Rows from a dataset:

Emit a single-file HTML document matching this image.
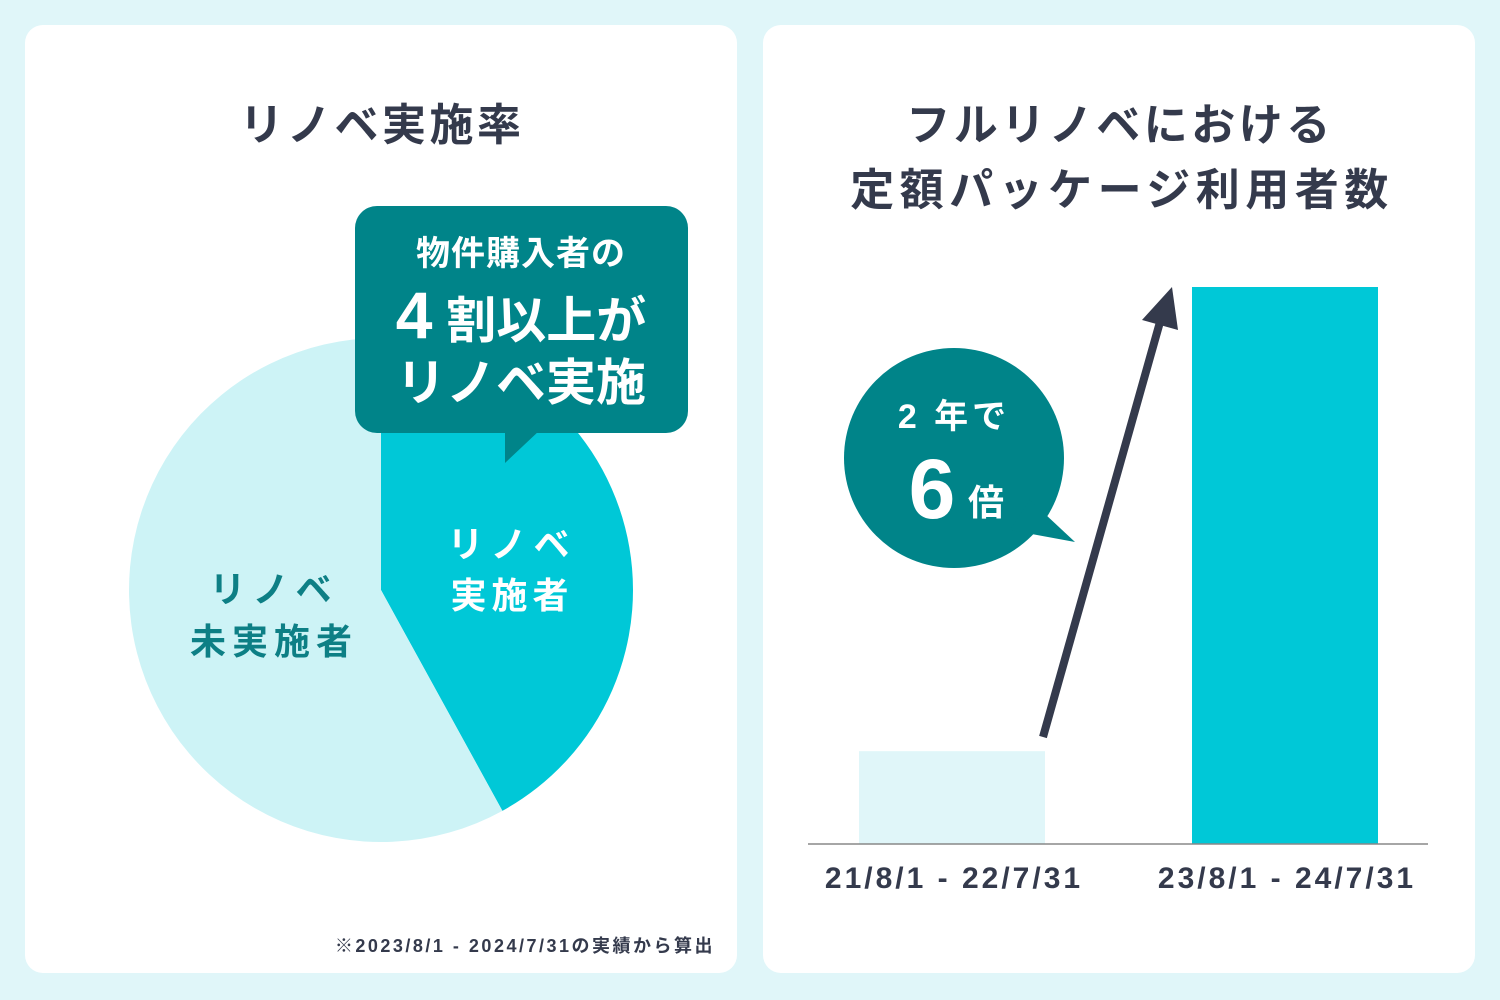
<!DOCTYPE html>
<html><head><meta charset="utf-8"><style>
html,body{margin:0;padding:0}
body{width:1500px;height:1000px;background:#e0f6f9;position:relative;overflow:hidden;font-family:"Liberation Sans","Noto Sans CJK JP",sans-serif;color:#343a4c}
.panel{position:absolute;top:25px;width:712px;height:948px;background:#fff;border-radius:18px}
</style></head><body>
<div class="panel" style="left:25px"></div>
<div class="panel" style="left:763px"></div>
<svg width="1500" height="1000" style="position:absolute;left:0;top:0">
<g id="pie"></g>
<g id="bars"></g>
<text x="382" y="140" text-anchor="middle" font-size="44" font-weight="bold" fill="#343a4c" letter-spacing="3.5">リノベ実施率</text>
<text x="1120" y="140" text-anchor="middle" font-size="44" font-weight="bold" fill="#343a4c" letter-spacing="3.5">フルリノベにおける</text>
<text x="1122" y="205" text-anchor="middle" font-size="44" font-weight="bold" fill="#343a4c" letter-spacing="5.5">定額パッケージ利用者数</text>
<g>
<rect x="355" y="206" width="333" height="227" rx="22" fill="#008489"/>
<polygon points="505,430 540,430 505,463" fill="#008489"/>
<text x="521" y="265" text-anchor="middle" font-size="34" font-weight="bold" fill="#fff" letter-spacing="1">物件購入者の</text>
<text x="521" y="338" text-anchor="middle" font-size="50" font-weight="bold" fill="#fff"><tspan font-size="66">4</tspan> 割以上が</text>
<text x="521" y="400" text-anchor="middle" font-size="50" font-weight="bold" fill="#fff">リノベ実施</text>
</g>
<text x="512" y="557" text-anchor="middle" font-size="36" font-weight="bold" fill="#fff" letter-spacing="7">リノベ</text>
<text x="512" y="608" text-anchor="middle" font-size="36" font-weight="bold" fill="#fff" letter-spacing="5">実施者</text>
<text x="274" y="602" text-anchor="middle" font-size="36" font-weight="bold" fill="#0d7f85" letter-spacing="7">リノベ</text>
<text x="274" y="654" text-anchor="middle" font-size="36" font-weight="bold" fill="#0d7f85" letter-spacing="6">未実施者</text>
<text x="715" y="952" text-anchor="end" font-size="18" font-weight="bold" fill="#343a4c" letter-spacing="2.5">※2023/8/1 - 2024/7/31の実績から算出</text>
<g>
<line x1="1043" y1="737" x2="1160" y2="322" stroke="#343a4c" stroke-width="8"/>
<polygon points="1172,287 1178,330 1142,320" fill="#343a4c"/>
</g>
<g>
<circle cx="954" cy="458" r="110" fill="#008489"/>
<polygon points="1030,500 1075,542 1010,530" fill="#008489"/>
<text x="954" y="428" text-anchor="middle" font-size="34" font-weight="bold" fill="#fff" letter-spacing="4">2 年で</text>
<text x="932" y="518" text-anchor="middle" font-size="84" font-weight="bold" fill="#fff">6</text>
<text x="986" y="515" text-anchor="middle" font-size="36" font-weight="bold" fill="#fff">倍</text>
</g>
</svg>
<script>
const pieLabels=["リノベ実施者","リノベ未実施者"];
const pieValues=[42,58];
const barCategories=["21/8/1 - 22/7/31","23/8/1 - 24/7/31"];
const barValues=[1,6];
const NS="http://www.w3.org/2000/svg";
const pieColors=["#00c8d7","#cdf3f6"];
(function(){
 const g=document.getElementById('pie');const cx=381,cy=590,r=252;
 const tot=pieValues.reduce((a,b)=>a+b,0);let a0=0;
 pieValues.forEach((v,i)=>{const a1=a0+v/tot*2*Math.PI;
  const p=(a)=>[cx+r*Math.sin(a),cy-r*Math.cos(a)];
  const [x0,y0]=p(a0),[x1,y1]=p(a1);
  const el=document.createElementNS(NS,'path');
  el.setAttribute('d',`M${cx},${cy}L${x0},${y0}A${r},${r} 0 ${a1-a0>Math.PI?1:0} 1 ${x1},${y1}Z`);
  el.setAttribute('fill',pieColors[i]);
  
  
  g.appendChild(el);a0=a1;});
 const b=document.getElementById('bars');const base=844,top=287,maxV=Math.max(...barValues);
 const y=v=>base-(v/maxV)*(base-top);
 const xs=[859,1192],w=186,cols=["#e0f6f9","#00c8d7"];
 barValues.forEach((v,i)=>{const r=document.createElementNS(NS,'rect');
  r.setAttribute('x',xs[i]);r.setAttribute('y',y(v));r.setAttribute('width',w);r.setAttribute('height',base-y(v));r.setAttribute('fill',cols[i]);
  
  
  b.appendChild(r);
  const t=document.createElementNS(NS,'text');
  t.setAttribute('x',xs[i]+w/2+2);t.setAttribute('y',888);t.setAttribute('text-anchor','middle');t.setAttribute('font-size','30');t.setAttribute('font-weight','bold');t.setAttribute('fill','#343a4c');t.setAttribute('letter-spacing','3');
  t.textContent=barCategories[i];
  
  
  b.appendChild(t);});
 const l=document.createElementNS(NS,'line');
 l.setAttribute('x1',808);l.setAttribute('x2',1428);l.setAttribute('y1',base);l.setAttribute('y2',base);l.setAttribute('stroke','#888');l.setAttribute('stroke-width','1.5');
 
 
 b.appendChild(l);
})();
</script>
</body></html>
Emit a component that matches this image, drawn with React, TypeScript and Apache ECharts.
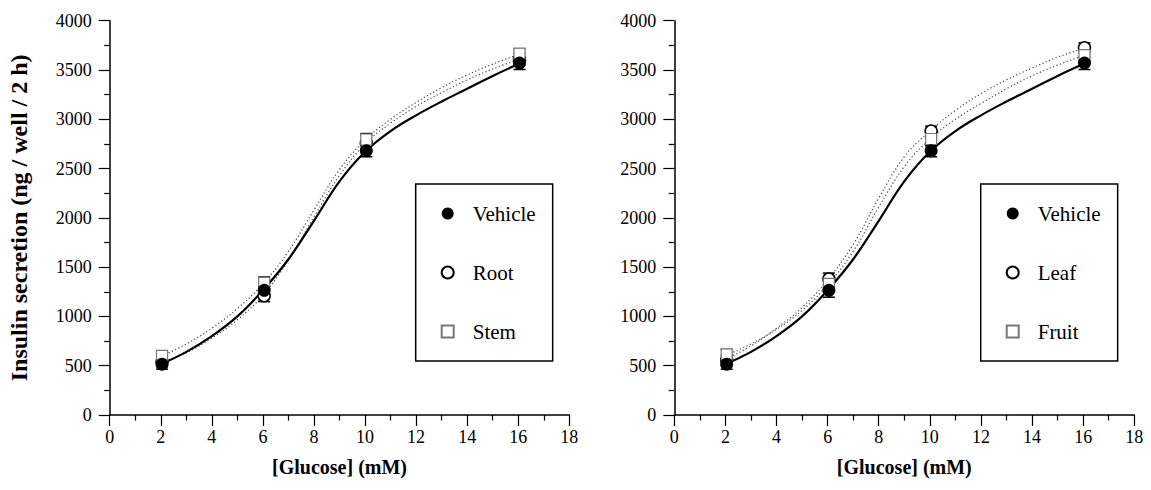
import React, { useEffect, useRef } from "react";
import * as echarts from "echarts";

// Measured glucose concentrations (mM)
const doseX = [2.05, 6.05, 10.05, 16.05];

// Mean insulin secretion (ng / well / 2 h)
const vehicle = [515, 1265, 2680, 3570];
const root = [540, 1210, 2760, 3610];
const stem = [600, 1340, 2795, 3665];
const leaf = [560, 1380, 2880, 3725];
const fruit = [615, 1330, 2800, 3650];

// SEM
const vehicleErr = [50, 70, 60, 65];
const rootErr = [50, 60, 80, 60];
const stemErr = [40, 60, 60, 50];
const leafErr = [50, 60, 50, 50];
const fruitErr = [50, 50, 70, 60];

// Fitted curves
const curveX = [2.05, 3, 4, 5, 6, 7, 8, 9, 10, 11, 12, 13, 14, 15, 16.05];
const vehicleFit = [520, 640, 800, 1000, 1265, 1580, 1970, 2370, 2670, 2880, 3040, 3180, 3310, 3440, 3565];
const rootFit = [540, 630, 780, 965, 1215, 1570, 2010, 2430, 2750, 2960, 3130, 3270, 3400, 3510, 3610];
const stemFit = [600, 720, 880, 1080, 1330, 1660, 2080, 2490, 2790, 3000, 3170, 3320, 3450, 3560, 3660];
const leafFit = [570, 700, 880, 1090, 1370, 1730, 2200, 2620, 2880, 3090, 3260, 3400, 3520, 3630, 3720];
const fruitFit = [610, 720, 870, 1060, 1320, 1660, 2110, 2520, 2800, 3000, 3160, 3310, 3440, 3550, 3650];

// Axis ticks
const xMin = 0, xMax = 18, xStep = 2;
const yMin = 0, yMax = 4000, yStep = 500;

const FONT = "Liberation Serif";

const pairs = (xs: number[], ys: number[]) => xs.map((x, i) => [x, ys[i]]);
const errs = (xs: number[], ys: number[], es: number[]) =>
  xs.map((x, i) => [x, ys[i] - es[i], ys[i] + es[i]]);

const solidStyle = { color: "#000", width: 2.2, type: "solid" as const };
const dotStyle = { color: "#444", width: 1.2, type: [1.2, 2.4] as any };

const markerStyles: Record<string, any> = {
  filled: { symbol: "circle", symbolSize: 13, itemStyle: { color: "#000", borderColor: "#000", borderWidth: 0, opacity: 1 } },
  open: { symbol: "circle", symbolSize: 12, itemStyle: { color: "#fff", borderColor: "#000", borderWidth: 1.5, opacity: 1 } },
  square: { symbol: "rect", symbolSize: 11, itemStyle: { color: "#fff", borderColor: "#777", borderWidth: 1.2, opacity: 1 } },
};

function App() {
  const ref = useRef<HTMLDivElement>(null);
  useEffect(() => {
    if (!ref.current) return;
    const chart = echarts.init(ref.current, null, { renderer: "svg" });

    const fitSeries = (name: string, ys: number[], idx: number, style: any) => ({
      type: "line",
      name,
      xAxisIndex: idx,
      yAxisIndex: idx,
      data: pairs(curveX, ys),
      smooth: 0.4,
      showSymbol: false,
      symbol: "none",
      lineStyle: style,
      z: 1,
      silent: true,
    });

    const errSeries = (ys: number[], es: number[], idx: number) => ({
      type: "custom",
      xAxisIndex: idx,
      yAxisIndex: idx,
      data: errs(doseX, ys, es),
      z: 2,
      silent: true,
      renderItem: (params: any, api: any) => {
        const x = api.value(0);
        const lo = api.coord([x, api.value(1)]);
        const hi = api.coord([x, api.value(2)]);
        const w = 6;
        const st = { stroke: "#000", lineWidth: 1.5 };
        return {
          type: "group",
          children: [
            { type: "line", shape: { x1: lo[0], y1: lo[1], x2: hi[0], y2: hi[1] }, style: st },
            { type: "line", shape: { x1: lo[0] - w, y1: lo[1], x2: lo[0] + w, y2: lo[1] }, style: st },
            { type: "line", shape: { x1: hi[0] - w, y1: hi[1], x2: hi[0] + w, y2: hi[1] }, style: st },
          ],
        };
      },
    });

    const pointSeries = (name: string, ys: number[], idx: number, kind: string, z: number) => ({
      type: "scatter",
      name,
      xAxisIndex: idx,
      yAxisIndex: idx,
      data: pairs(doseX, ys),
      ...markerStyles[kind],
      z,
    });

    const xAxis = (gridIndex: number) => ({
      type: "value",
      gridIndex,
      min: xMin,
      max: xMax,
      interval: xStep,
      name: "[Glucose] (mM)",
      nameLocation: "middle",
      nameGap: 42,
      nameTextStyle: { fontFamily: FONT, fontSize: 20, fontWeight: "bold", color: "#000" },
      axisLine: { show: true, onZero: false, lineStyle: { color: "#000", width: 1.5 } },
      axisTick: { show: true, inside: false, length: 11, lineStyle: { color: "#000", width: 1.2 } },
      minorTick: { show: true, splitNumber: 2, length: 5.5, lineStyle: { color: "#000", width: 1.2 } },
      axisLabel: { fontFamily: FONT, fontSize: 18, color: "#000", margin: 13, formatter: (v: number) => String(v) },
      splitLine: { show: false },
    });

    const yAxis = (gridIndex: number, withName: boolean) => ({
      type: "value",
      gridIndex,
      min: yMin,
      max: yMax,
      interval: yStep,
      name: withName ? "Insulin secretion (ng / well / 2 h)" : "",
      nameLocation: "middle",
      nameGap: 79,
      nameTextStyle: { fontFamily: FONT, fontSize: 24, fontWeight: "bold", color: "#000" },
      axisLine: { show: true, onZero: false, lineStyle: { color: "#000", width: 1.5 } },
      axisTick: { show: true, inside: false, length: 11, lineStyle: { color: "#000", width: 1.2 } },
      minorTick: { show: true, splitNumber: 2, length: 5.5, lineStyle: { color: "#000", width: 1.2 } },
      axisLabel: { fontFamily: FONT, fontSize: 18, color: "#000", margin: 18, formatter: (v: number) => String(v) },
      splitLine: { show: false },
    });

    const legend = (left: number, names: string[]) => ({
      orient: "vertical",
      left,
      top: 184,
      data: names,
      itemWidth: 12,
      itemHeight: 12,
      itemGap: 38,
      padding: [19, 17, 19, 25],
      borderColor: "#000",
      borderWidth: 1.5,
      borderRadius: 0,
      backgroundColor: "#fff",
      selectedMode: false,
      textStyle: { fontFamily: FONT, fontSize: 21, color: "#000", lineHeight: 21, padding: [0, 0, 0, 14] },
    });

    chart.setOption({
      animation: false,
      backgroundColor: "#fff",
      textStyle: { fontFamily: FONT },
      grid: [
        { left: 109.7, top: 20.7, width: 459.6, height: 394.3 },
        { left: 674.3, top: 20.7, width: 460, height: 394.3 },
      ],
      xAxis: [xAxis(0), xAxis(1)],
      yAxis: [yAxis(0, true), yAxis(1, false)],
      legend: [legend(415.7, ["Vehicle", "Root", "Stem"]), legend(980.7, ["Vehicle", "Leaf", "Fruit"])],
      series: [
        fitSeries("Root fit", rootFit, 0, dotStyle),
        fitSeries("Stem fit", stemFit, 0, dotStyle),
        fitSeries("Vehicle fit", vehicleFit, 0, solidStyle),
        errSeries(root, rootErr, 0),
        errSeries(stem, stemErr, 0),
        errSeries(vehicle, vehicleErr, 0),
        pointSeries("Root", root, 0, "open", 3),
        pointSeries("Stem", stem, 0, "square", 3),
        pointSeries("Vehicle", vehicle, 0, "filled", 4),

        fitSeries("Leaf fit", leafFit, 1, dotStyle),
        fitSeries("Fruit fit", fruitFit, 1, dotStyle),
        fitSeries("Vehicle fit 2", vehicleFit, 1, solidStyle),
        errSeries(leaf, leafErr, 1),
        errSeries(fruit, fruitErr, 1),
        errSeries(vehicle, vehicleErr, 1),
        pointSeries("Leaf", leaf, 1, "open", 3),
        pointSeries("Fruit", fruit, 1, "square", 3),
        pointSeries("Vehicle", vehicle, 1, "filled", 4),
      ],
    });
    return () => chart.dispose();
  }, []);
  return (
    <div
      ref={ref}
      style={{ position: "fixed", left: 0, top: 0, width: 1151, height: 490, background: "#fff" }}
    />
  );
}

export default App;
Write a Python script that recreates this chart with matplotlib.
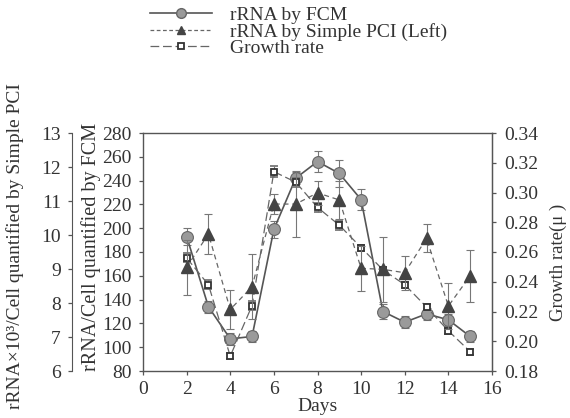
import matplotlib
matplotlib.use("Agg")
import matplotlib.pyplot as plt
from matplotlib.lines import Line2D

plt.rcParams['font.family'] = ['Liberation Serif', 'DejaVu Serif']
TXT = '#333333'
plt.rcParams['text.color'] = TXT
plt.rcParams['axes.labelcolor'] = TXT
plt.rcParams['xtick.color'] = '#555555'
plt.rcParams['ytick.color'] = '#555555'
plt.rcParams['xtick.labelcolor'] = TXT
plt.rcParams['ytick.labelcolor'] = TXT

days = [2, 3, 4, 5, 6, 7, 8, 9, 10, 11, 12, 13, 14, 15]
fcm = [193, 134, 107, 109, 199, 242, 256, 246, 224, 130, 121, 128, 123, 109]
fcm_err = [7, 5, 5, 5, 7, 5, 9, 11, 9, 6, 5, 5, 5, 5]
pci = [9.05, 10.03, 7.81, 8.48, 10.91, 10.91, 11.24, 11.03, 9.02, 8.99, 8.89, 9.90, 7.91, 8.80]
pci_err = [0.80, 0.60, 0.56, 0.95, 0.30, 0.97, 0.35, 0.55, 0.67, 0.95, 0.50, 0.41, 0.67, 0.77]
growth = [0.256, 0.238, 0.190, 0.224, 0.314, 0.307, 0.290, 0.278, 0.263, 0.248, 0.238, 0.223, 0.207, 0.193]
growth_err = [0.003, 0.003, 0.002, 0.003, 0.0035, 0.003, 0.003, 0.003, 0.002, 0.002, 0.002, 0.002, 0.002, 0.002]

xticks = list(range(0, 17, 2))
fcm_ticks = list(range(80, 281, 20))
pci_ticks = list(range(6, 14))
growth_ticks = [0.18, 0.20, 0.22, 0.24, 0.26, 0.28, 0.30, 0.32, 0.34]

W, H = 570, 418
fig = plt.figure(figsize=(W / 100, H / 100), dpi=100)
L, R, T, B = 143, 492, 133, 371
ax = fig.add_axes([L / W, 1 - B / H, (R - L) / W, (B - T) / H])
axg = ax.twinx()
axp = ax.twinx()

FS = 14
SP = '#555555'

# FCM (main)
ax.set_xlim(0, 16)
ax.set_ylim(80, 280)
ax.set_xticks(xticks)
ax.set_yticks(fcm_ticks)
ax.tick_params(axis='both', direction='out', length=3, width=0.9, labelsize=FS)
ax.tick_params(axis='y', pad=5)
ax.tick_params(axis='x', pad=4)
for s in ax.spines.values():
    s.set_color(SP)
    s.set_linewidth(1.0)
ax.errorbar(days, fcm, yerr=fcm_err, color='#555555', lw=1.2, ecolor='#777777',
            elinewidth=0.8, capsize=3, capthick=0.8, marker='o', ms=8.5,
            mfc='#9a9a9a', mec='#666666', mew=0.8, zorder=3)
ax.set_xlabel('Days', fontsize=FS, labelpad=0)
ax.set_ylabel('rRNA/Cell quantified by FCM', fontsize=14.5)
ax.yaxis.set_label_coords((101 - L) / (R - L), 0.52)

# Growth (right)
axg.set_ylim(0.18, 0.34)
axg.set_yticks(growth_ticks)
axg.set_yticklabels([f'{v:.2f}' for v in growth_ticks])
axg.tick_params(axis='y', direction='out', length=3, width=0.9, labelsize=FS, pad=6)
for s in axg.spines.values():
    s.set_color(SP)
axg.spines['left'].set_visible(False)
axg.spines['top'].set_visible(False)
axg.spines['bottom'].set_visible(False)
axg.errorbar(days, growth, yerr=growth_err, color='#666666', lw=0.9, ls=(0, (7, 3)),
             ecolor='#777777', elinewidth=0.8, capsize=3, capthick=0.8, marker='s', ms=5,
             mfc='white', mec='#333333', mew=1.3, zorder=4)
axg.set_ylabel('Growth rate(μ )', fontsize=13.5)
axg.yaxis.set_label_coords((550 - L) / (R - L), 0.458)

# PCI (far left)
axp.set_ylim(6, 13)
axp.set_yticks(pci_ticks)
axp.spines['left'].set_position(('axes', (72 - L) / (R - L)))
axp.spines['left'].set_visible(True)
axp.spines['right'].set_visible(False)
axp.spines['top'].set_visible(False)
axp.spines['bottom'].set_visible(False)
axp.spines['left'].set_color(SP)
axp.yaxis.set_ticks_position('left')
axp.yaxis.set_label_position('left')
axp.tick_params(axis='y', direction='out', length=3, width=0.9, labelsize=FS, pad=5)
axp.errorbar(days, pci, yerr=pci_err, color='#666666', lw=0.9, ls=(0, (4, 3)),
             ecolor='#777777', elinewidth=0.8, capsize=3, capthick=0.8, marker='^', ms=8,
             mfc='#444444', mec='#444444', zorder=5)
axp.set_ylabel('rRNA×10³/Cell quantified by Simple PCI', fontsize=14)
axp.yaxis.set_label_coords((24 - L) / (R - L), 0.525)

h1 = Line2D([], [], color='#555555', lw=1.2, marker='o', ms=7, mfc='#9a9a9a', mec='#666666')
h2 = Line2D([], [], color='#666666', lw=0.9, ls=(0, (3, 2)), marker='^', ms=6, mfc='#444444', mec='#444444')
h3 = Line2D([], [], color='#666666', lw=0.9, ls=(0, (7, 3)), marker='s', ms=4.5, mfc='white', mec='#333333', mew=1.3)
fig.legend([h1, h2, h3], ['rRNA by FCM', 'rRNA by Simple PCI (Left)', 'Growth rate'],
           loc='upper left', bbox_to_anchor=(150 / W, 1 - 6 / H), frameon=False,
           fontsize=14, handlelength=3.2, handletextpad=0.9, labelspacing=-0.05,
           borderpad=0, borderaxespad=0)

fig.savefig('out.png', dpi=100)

*Requirement*: Every line from the one containing "Emit a component" to the one containing "const fruitErr = [50, 50, 70, 60];" should be output exactly, both ends included. Nothing else goes in, and no pictures either.

*Solution for this exercise*:
Emit a component that matches this image, drawn with React, TypeScript and Apache ECharts.
import React, { useEffect, useRef } from "react";
import * as echarts from "echarts";

// Measured glucose concentrations (mM)
const doseX = [2.05, 6.05, 10.05, 16.05];

// Mean insulin secretion (ng / well / 2 h)
const vehicle = [515, 1265, 2680, 3570];
const root = [540, 1210, 2760, 3610];
const stem = [600, 1340, 2795, 3665];
const leaf = [560, 1380, 2880, 3725];
const fruit = [615, 1330, 2800, 3650];

// SEM
const vehicleErr = [50, 70, 60, 65];
const rootErr = [50, 60, 80, 60];
const stemErr = [40, 60, 60, 50];
const leafErr = [50, 60, 50, 50];
const fruitErr = [50, 50, 70, 60];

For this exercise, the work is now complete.